Mack brings up a good point about issues being a matter of opinion.
The best defense for a home buyer, is to have a quality home inspection done on your own behalf.
As Ellen Friedman says below, real estate agents are only obliged to disclose defects that they know about. If there were previous buyers who walked on the inspection without telling the seller or the agent why, then there's nothing for the listing agent to disclose.
However. Some "defects" are a matter of opinion, rather than fact. A buyer may have walked because, for example, they decided they didn't want to live with single-paned windows. That's not a defect, but that's information that influenced their decision to buy the property.
So, take Megan Paul's advice, have the home inspected to your satisfaction, and take it from there. If you have any other concerns, ask your agent to ask the listing agent if they have anything to add to the disclosure form.
All the best,
A seller's realtor does not need to disclose EVERYTHING that comes up at a home inspection, but should act ethically and disclose material defects that affect the integrity of the home. The presence of environmental hazards such as radon or mold, however, must be disclosed.
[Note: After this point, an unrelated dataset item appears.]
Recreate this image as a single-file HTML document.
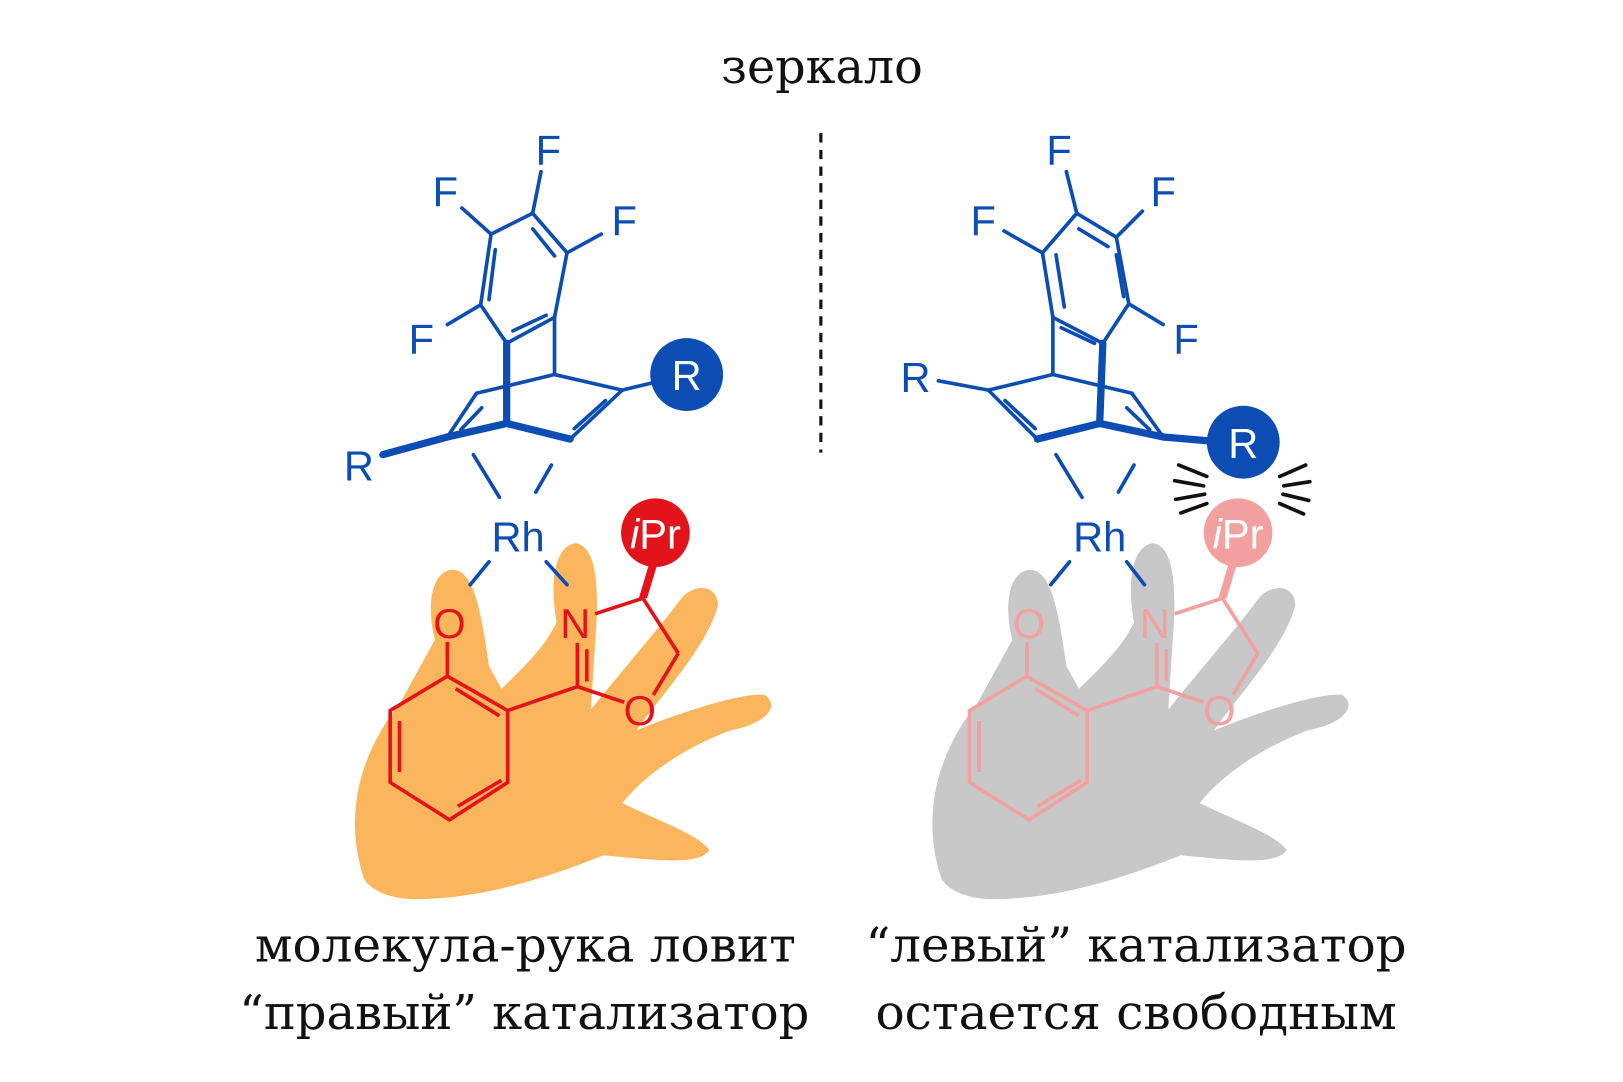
<!DOCTYPE html>
<html><head><meta charset="utf-8"><style>
html,body{margin:0;padding:0;background:#fff}
svg{display:block}
.t{font-family:"DejaVu Serif","Liberation Serif",serif;font-size:46px;fill:#111;text-anchor:middle}
.s{font-family:"Liberation Sans",sans-serif;font-size:40px}
</style></head><body>
<svg width="1623" height="1082" viewBox="0 0 1560 1040" xmlns="http://www.w3.org/2000/svg">
<defs>
<path id="hand" d="M350,845 C330,785 345,725 385,675 L418,615 C408,575 418,545 438,548 C458,552 464,600 470,640 L482,662 C505,640 525,620 535,598 C528,560 533,525 553,522 C575,525 576,570 572,618 L568,682 C600,642 635,602 655,575 C668,560 690,562 690,582 C680,622 632,672 612,702 C660,682 718,665 735,668 C752,680 732,697 702,702 C662,717 622,742 598,772 C640,792 670,802 682,817 C672,832 632,827 580,822 C530,842 470,862 410,864 C385,866 360,860 350,845 Z"/>
</defs>
<text class="t" x="790" y="80" font-size="48" textLength="194" lengthAdjust="spacingAndGlyphs">зеркало</text>
<line x1="789" y1="128" x2="789" y2="435" stroke="#111" stroke-width="3" stroke-dasharray="9,7"/>

<!-- LEFT -->
<use href="#hand" fill="#fbb55d"/>
<g stroke="#0b4db3" stroke-width="3.5" fill="none" stroke-linecap="round">
<polygon points="512,205 545,243 533,305 487,330 462,293 472,225"/>
<line x1="476" y1="240" x2="470" y2="288"/><line x1="512" y1="220" x2="533" y2="246"/><line x1="493" y1="318" x2="525" y2="303"/>
<line x1="512" y1="205" x2="520" y2="165"/><line x1="472" y1="225" x2="444" y2="200"/><line x1="545" y1="243" x2="578" y2="225"/><line x1="462" y1="293" x2="430" y2="312"/>
<line x1="533" y1="305" x2="533" y2="360"/>
<line x1="533" y1="360" x2="598" y2="375"/><line x1="533" y1="360" x2="458" y2="378"/>
<line x1="598" y1="375" x2="548" y2="422"/><line x1="582" y1="385" x2="552" y2="412"/>
<line x1="598" y1="375" x2="627" y2="368"/>
<line x1="430" y1="420" x2="458" y2="378"/><line x1="443" y1="413" x2="463" y2="392"/>
<line x1="455" y1="437" x2="480" y2="478"/><line x1="530" y1="447" x2="515" y2="473"/>
<line x1="470" y1="540" x2="452" y2="562"/><line x1="525" y1="540" x2="545" y2="562"/>
</g>
<g stroke="#0b4db3" stroke-width="7" fill="none" stroke-linecap="round">
<line x1="487" y1="330" x2="487" y2="407"/><line x1="487" y1="407" x2="548" y2="422"/><line x1="487" y1="407" x2="430" y2="420"/><line x1="430" y1="420" x2="368" y2="437"/>
</g>
<g fill="#0b4db3" class="s"><text x="527" y="158" text-anchor="middle">F</text><text x="428" y="198" text-anchor="middle">F</text><text x="600" y="226" text-anchor="middle">F</text><text x="405" y="340" text-anchor="middle">F</text><text x="345" y="462" text-anchor="middle">R</text><text x="498" y="530" text-anchor="middle">Rh</text></g>
<circle cx="660" cy="360" r="35" fill="#0b4db3"/><text class="s" x="660" y="375" fill="#fff" text-anchor="middle">R</text>
<g stroke="#e3131b" stroke-width="3.5" fill="none">
<polygon points="430,650 488,683 488,752 432,788 375,752 375,683"/>
<line x1="384" y1="693" x2="384" y2="742"/><line x1="440" y1="775" x2="482" y2="750"/><line x1="438" y1="662" x2="480" y2="688"/>
<line x1="430" y1="650" x2="430" y2="617"/>
<line x1="488" y1="683" x2="555" y2="660"/>
<line x1="555" y1="660" x2="555" y2="618"/><line x1="564" y1="655" x2="564" y2="624"/>
<line x1="555" y1="660" x2="600" y2="675"/><line x1="628" y1="668" x2="652" y2="628"/><line x1="652" y1="628" x2="618" y2="575"/><line x1="618" y1="575" x2="572" y2="590"/>
</g>
<polygon points="614,575 622,575 634,535 626,535" fill="#e3131b"/>
<circle cx="630" cy="512" r="33" fill="#e3131b"/>
<g class="s" fill="#e3131b" text-anchor="middle"><text x="432" y="613">O</text><text x="553" y="613">N</text><text x="615" y="697">O</text></g>
<text class="s" x="630" y="527" fill="#fff" text-anchor="middle" font-size="36"><tspan font-style="italic">i</tspan>Pr</text>

<!-- RIGHT -->
<use href="#hand" fill="#c8c8c8" transform="translate(555,0)"/>
<g stroke="#f3a0a0" stroke-width="3.5" fill="none" transform="translate(557,0)">
<polygon points="430,650 488,683 488,752 432,788 375,752 375,683"/>
<line x1="384" y1="693" x2="384" y2="742"/><line x1="440" y1="775" x2="482" y2="750"/><line x1="438" y1="662" x2="480" y2="688"/>
<line x1="430" y1="650" x2="430" y2="617"/>
<line x1="488" y1="683" x2="555" y2="660"/>
<line x1="555" y1="660" x2="555" y2="618"/><line x1="564" y1="655" x2="564" y2="624"/>
<line x1="555" y1="660" x2="600" y2="675"/><line x1="628" y1="668" x2="652" y2="628"/><line x1="652" y1="628" x2="618" y2="575"/><line x1="618" y1="575" x2="572" y2="590"/>
</g>
<polygon points="1171,575 1179,575 1191,535 1183,535" fill="#f3a0a0"/>
<circle cx="1190" cy="512" r="33" fill="#f3a0a0"/>
<g class="s" fill="#f3a0a0" text-anchor="middle"><text x="989" y="613">O</text><text x="1110" y="613">N</text><text x="1172" y="697">O</text></g>
<text class="s" x="1190" y="527" fill="#fff" text-anchor="middle" font-size="36"><tspan font-style="italic">i</tspan>Pr</text>
<g stroke="#0b4db3" stroke-width="3.5" fill="none" stroke-linecap="round">
<polygon points="1035,205 1073,228 1085,292 1060,330 1012,305 1002,243"/>
<line x1="1015" y1="245" x2="1023" y2="295"/><line x1="1037" y1="220" x2="1065" y2="237"/><line x1="1073" y1="245" x2="1080" y2="285"/><line x1="1020" y1="315" x2="1052" y2="330"/>
<line x1="1035" y1="205" x2="1025" y2="165"/><line x1="1002" y1="243" x2="965" y2="222"/><line x1="1073" y1="228" x2="1098" y2="203"/><line x1="1085" y1="292" x2="1118" y2="312"/>
<line x1="1012" y1="305" x2="1012" y2="360"/>
<line x1="1012" y1="360" x2="950" y2="375"/><line x1="1012" y1="360" x2="1088" y2="378"/>
<line x1="950" y1="375" x2="997" y2="422"/><line x1="966" y1="385" x2="995" y2="412"/>
<line x1="950" y1="375" x2="902" y2="366"/>
<line x1="1118" y1="420" x2="1088" y2="378"/><line x1="1105" y1="413" x2="1083" y2="392"/>
<line x1="1015" y1="437" x2="1040" y2="478"/><line x1="1090" y1="447" x2="1075" y2="473"/>
<line x1="1028" y1="540" x2="1010" y2="562"/><line x1="1083" y1="540" x2="1100" y2="562"/>
</g>
<g stroke="#0b4db3" stroke-width="7" fill="none" stroke-linecap="round">
<line x1="1060" y1="330" x2="1057" y2="407"/><line x1="1057" y1="407" x2="997" y2="422"/><line x1="1057" y1="407" x2="1118" y2="420"/><line x1="1118" y1="420" x2="1165" y2="424"/>
</g>
<g fill="#0b4db3" class="s" text-anchor="middle"><text x="1018" y="158">F</text><text x="1118" y="198">F</text><text x="945" y="226">F</text><text x="1140" y="340">F</text><text x="880" y="377">R</text><text x="1057" y="530">Rh</text></g>
<circle cx="1195" cy="425" r="35" fill="#0b4db3"/><text class="s" x="1195" y="440" fill="#fff" text-anchor="middle">R</text>
<g stroke="#111" stroke-width="3.5" stroke-linecap="round">
<line x1="1133" y1="447" x2="1160" y2="458"/><line x1="1129" y1="462" x2="1157" y2="467"/><line x1="1130" y1="480" x2="1158" y2="475"/><line x1="1135" y1="493" x2="1160" y2="484"/>
<line x1="1230" y1="458" x2="1255" y2="447"/><line x1="1234" y1="467" x2="1259" y2="463"/><line x1="1233" y1="475" x2="1258" y2="481"/><line x1="1230" y1="484" x2="1253" y2="494"/>
</g>

<text class="t" x="505" y="924" textLength="520" lengthAdjust="spacingAndGlyphs">молекула-рука ловит</text>
<text class="t" x="504" y="989" textLength="548" lengthAdjust="spacingAndGlyphs">“правый” катализатор</text>
<text class="t" x="1092" y="924" textLength="520" lengthAdjust="spacingAndGlyphs">“левый” катализатор</text>
<text class="t" x="1092" y="989" textLength="501" lengthAdjust="spacingAndGlyphs">остается свободным</text>
</svg>
</body></html>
I hope this answers your question!
Many things can change in a home from one owner to the next. It would be in your best interest to have a licensed and bonded home inspection company complete a thorough inspection at your request. In Washington state the selling agent is required to have the seller fill out a "seller's disclosure" . It requests the seller to tell everything they know about the house. However, there may be things they don't know. I am an Exclusive Buyers Broker. I suggest that all my buyers pay for a home inspection. Recently, clients found their dream home. The offer was accepted and we immediately scheduled a home inspection. The home inspector discovered standing water in the very far end of the crawl space. We were able to write a contingency that the seller would pay for the repairs and the sale closed. Had the buyers not had the inspection, it would have been a $3000.00 disaster and would have never felt like their dream home. Good luck!